Okumu argues this is classic Horn of Africa diplomacy: pressure wrapped in pragmatism. “Ethiopia is saying, ‘We can escalate, but we would rather integrate,’” he said in a recent analysis. “The problem is that Eritrea hears only the escalation.”
On the streets of Mekelle and Gondar, the letter feels less theoretical. Traders worry about closed borders. Families remember displacement. Young people, already battered by inflation and unemployment, fear another round of instability in a country still healing from internal war.
In Asmara, the mood is quieter, harder to read. Eritrea’s tightly controlled public sphere leaves little room for open debate, but among the diaspora, scepticism runs deep. Many see Ethiopia’s outreach as transactional, driven by port access rather than genuine reconciliation.
What complicates matters further is the regional ripple effect. The Horn of Africa is already strained by conflict in Sudan, instability in eastern Congo and fragile transitions elsewhere.
Any renewed Ethiopia–Eritrea confrontation would disrupt trade corridors, unsettle investors and undermine efforts at regional integration just as East African economies are trying to recover.

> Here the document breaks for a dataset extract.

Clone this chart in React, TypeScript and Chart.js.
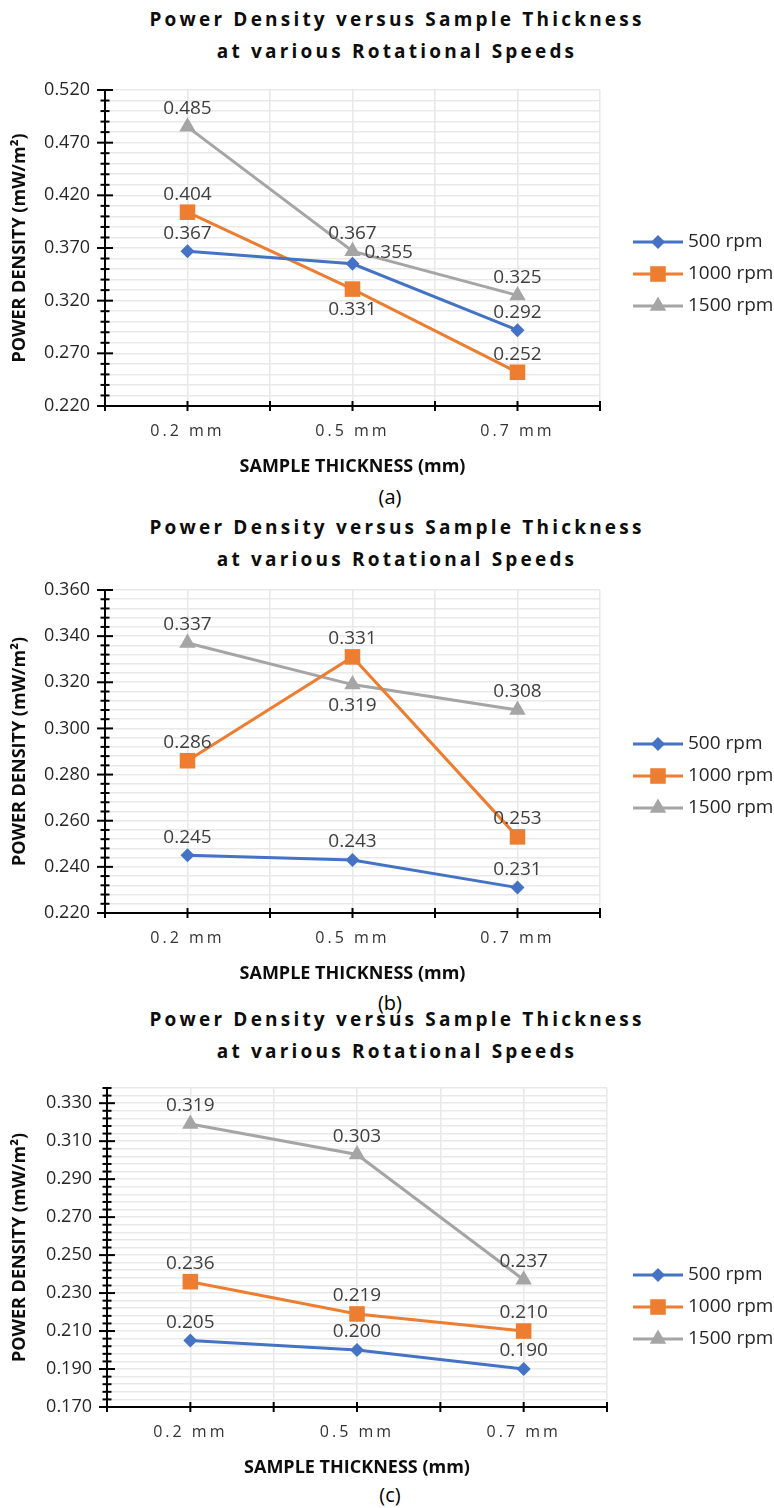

Ethiopia’s economy grew about 6 per cent last year, but foreign currency shortages persist. Eritrea’s GDP, estimated at under $3 billion, remains constrained by sanctions legacies and limited external investment. Both countries need peace to grow, yet both have learned to survive without it.
That tension runs through every line of the letter. There is also a human dimension that official communiqués rarely capture. Border communities in Afar and Tigray live with the uncertainty of checkpoints and shifting front lines.
Farmers delay planting when rumours of troop movements spread. Truck drivers reroute cargo when roads feel unsafe. Diplomacy, here, is not abstract. It is felt in market prices and empty classrooms.
The Ethiopian government says it wants dialogue. It speaks of mutual respect and shared prosperity. It invokes half a century of conflict as something that must finally end.
However, critics note the absence of confidence-building measures. There is no mention of third-party mediation by the African Union or IGAD. No acknowledgement of Eritrea’s security concerns. No independent investigation into the alleged incursions.
Instead, there is urgency, and a deadline implied rather than stated. Opposition voices inside Ethiopia warn that external tensions could be used to distract from domestic pressures, including demands for political reform and accountability. Eritrean activists, meanwhile, fear that any deal struck behind closed doors will sideline ordinary citizens yet again.
Thus, the letter hangs in the air, waiting for an answer. If Eritrea engages, it could open a rare window toward negotiated access to the sea and a recalibration of one of Africa’s most brittle relationships. If it rejects the overture or ignores it, the region may slide back into a familiar pattern of militarised stalemate.
For now, the document stands as both an invitation and a warning. It reflects a Horn of Africa caught between old habits and new necessities, where leaders speak the language of cooperation while keeping their defences close. It reminds us that peace here is never just signed; it is built slowly, unevenly, and always under the weight of memory.
Whether this letter becomes the start of a genuine thaw or another chapter in a long history of mutual suspicion will depend less on rhetoric than on restraint. For millions who live along these borders, the stakes are immediate.
They are not asking for a grand strategy. They are asking, simply, not to be dragged back into another war written first on official letterhead.